### Required work
Write out word for word each line from the one containing "Recreate this image" through the close of the listing, including both ends. Pictures do not belong in the copy.

^^^^

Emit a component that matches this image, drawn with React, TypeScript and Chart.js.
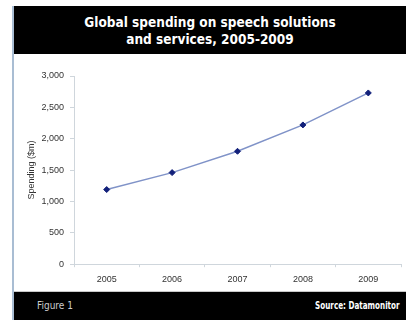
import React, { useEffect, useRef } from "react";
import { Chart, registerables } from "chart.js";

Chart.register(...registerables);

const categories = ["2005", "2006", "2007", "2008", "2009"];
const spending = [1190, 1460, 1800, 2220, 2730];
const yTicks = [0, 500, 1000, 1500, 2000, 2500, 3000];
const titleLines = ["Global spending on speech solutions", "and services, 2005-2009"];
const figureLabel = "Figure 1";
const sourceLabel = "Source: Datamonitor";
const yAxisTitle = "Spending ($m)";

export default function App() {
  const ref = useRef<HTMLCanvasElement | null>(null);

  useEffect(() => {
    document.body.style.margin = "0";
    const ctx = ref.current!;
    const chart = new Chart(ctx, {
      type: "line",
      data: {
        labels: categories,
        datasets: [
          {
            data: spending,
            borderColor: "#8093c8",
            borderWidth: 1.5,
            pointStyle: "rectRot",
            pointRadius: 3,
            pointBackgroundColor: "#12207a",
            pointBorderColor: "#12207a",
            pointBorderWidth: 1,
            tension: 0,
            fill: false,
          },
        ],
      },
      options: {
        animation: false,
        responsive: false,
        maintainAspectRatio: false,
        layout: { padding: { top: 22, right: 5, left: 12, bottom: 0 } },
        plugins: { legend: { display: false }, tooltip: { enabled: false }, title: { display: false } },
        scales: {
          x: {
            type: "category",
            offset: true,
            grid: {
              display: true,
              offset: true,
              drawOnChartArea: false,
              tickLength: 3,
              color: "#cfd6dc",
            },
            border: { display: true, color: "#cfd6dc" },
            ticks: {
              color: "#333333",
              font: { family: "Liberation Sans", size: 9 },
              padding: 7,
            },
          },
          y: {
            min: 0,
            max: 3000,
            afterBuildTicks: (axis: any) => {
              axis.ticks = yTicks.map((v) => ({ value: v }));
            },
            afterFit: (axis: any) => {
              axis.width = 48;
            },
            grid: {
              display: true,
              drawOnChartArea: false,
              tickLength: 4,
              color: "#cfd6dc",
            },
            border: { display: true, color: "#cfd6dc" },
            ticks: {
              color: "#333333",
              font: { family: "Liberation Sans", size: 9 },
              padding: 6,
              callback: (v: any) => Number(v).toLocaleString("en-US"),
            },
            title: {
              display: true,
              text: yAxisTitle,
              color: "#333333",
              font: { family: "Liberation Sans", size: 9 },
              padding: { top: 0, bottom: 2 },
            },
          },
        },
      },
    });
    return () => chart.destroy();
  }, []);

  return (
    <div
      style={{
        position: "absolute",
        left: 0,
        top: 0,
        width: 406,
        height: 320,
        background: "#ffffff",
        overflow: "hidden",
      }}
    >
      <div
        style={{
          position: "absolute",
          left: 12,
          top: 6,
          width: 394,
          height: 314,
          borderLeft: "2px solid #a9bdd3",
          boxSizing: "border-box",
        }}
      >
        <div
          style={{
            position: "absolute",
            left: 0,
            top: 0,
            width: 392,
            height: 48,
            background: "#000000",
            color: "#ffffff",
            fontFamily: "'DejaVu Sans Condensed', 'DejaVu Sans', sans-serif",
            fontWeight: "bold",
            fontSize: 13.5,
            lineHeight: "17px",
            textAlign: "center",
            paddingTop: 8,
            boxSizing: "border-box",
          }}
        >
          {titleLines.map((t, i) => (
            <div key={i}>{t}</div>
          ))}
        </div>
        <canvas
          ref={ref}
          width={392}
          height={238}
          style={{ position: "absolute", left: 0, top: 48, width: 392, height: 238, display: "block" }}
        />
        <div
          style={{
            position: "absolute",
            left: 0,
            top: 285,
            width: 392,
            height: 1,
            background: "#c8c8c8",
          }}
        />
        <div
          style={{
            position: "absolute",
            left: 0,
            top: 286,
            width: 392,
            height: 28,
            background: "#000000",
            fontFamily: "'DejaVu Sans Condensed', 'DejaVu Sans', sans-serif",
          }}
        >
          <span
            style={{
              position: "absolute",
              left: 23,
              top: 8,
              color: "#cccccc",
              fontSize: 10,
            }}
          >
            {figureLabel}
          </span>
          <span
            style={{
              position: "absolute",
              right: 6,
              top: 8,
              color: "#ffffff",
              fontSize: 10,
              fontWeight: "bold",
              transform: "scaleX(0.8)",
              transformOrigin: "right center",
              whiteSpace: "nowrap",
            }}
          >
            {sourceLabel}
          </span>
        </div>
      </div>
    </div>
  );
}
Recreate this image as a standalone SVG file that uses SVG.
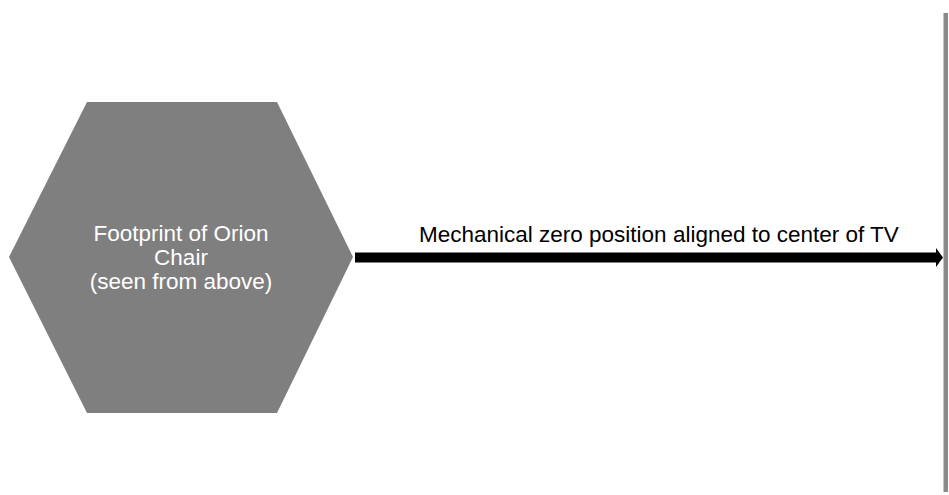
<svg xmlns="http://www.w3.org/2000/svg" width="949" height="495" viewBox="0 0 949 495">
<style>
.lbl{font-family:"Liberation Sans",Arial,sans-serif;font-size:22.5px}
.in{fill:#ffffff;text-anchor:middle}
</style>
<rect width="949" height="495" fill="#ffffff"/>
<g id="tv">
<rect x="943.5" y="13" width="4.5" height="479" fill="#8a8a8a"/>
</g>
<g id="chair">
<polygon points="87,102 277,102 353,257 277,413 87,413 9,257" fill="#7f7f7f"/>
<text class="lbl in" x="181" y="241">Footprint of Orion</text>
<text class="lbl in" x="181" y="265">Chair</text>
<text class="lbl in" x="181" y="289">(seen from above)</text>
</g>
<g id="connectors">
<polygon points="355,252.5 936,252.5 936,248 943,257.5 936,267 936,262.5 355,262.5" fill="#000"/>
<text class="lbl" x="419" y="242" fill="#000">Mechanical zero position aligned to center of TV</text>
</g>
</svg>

^^^^

### Exercise result
Recreate this image as a standalone SVG file that uses SVG.
<svg xmlns="http://www.w3.org/2000/svg" width="949" height="495" viewBox="0 0 949 495">
<style>
.lbl{font-family:"Liberation Sans",Arial,sans-serif;font-size:22.5px}
.in{fill:#ffffff;text-anchor:middle}
</style>
<rect width="949" height="495" fill="#ffffff"/>
<g id="tv">
<rect x="943.5" y="13" width="4.5" height="479" fill="#8a8a8a"/>
</g>
<g id="chair">
<polygon points="87,102 277,102 353,257 277,413 87,413 9,257" fill="#7f7f7f"/>
<text class="lbl in" x="181" y="241">Footprint of Orion</text>
<text class="lbl in" x="181" y="265">Chair</text>
<text class="lbl in" x="181" y="289">(seen from above)</text>
</g>
<g id="connectors">
<polygon points="355,252.5 936,252.5 936,248 943,257.5 936,267 936,262.5 355,262.5" fill="#000"/>
<text class="lbl" x="419" y="242" fill="#000">Mechanical zero position aligned to center of TV</text>
</g>
</svg>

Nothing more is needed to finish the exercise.